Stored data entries
--------------------
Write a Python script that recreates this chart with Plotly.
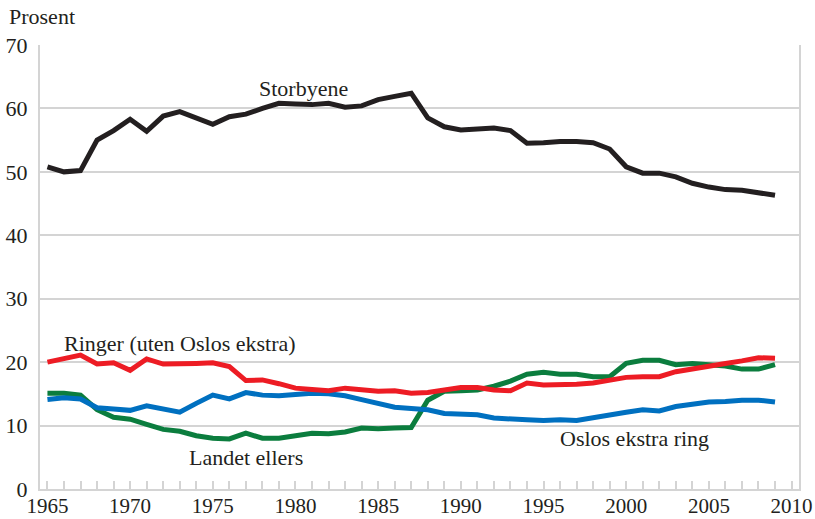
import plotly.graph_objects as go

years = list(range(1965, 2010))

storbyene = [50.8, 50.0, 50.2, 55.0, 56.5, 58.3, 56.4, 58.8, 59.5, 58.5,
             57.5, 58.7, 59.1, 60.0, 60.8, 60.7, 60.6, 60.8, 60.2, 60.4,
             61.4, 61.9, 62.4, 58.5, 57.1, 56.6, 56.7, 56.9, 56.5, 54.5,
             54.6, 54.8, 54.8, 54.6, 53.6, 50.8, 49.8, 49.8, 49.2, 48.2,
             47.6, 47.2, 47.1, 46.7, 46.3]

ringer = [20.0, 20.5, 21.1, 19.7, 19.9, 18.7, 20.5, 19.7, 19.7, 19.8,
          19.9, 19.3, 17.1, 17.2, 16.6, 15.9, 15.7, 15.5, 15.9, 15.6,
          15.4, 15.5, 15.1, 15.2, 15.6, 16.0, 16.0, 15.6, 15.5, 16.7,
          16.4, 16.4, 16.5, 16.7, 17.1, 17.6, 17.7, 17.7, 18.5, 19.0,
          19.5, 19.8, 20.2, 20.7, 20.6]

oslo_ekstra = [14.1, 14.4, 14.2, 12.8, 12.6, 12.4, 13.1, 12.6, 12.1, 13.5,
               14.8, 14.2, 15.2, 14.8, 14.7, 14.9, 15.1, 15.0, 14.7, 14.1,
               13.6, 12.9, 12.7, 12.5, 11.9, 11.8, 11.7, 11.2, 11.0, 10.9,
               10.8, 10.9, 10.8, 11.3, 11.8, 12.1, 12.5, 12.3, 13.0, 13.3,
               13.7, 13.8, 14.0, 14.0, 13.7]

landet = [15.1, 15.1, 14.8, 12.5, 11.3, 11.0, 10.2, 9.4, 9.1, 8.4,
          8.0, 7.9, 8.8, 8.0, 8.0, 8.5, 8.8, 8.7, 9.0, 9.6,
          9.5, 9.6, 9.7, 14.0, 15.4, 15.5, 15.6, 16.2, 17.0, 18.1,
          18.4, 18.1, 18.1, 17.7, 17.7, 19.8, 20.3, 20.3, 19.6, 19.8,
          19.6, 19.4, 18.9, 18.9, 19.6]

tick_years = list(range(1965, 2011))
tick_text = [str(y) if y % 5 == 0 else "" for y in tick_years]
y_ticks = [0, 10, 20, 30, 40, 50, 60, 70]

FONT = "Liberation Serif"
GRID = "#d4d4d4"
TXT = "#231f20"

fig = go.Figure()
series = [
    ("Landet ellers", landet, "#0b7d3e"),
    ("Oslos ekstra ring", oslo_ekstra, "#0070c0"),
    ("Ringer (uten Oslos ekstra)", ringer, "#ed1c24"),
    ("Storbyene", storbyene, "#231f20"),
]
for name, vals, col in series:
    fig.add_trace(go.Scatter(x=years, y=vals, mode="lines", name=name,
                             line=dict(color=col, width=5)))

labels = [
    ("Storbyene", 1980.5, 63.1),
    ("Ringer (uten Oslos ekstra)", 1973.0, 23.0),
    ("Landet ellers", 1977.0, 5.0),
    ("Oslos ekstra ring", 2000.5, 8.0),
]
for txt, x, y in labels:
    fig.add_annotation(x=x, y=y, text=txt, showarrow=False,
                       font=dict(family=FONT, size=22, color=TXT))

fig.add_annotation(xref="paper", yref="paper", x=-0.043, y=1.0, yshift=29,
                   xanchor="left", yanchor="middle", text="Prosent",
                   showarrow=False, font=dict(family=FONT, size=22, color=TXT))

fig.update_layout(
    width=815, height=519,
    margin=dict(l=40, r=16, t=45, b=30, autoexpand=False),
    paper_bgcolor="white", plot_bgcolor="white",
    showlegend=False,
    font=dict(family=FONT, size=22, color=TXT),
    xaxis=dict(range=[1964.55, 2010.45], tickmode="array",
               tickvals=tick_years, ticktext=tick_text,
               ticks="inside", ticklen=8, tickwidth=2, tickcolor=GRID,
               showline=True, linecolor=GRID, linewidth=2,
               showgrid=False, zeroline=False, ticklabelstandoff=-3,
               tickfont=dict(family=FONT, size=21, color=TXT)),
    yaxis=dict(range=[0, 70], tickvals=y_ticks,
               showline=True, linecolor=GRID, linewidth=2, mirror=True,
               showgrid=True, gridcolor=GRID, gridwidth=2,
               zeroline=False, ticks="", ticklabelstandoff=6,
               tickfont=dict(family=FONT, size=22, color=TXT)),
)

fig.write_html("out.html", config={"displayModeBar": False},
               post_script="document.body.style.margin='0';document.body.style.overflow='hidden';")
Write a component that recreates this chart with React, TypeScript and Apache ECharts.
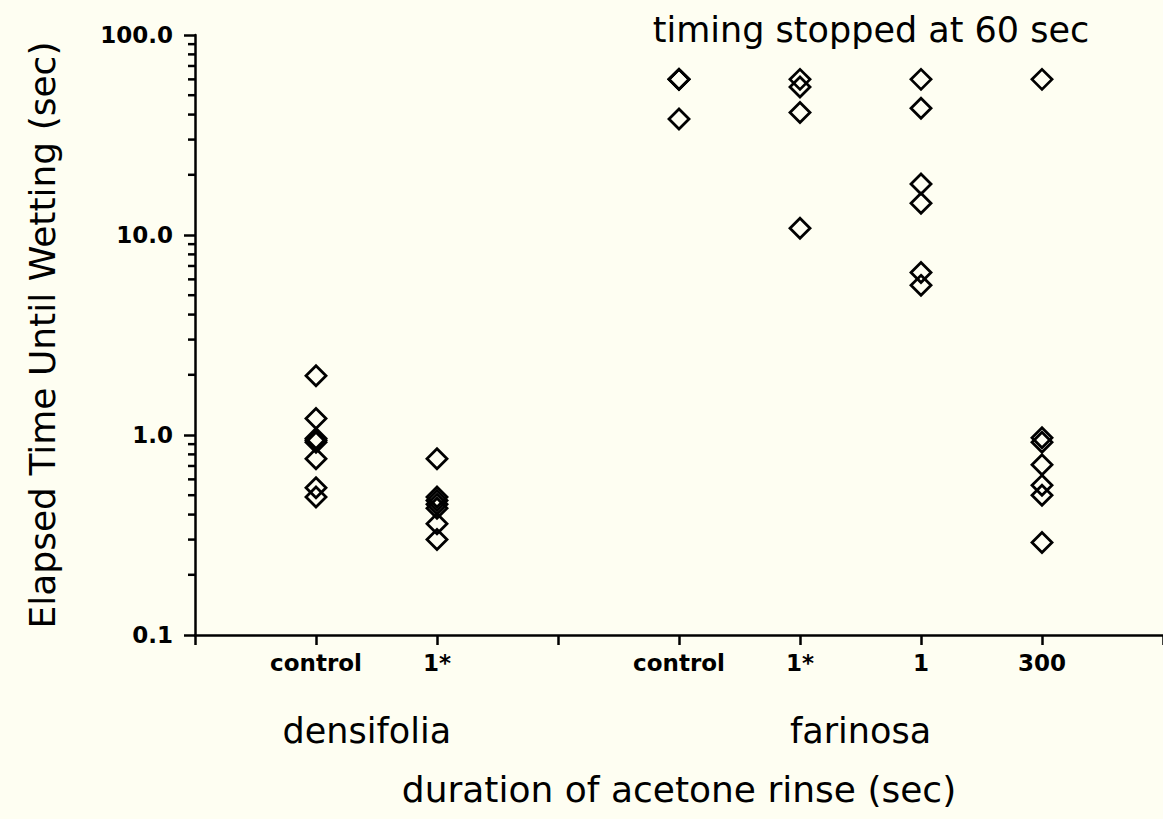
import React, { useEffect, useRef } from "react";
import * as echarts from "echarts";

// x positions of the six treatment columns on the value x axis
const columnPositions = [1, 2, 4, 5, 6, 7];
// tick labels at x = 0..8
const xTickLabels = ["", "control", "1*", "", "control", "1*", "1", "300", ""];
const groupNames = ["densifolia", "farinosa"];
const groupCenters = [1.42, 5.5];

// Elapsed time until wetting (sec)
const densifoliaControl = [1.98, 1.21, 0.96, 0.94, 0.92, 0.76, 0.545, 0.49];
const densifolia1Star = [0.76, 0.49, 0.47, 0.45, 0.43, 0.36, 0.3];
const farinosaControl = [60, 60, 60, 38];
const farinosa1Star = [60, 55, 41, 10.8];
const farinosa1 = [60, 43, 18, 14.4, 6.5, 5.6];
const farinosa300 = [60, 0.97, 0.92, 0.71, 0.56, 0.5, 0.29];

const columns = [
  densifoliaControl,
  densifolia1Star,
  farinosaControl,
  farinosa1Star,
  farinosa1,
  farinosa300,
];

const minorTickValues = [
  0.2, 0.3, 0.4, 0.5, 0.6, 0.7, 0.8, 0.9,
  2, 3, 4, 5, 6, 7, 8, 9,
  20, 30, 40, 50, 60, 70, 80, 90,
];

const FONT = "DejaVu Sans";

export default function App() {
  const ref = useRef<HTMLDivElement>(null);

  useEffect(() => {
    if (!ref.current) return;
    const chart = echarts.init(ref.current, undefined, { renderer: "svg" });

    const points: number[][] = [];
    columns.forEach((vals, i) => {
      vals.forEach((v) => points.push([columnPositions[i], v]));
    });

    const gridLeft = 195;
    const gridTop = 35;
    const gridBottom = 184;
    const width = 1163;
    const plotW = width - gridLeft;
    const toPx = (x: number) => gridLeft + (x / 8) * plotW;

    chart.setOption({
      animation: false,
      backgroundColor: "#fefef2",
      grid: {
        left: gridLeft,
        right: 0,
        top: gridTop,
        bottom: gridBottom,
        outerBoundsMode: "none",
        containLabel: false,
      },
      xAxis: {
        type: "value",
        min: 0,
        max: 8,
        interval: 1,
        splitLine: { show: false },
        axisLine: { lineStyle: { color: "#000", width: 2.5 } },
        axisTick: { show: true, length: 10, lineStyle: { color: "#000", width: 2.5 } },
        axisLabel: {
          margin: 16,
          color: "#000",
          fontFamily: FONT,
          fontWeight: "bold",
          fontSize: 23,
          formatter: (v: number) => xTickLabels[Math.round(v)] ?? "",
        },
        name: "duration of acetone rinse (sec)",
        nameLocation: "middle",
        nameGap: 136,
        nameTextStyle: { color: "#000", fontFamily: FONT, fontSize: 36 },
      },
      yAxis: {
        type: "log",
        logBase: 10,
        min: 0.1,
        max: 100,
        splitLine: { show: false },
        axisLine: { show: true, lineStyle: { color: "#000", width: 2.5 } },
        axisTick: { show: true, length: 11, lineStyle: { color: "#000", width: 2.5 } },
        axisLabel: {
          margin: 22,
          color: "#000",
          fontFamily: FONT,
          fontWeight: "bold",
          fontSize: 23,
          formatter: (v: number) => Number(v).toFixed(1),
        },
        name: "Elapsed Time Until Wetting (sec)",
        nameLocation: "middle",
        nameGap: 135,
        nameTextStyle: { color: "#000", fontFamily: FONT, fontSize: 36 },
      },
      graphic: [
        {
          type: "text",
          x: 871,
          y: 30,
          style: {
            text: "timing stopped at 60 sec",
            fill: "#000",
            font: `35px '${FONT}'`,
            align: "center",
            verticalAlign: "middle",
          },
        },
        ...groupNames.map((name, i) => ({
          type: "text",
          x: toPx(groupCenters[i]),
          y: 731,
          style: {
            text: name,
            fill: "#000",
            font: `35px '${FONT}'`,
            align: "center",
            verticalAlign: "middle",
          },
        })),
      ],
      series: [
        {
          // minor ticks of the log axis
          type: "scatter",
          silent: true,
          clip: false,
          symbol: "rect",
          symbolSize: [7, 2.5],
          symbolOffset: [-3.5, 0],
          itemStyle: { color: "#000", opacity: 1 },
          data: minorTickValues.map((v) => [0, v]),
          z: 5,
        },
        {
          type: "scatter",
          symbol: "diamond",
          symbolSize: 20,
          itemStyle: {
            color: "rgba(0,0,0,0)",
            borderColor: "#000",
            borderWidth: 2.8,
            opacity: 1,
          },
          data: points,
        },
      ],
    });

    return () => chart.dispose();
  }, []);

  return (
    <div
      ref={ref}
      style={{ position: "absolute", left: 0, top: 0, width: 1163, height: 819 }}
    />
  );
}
--------------------
• [Description of the task]: Reproduce only the lines running from the beginning of the entries above to the line holding "19.5, 19.8, 20.2, 20.7, 20.6]", inclusive. Pictures stay out of the copy.

• [Output below]:
Write a Python script that recreates this chart with Plotly.
import plotly.graph_objects as go

years = list(range(1965, 2010))

storbyene = [50.8, 50.0, 50.2, 55.0, 56.5, 58.3, 56.4, 58.8, 59.5, 58.5,
             57.5, 58.7, 59.1, 60.0, 60.8, 60.7, 60.6, 60.8, 60.2, 60.4,
             61.4, 61.9, 62.4, 58.5, 57.1, 56.6, 56.7, 56.9, 56.5, 54.5,
             54.6, 54.8, 54.8, 54.6, 53.6, 50.8, 49.8, 49.8, 49.2, 48.2,
             47.6, 47.2, 47.1, 46.7, 46.3]

ringer = [20.0, 20.5, 21.1, 19.7, 19.9, 18.7, 20.5, 19.7, 19.7, 19.8,
          19.9, 19.3, 17.1, 17.2, 16.6, 15.9, 15.7, 15.5, 15.9, 15.6,
          15.4, 15.5, 15.1, 15.2, 15.6, 16.0, 16.0, 15.6, 15.5, 16.7,
          16.4, 16.4, 16.5, 16.7, 17.1, 17.6, 17.7, 17.7, 18.5, 19.0,
          19.5, 19.8, 20.2, 20.7, 20.6]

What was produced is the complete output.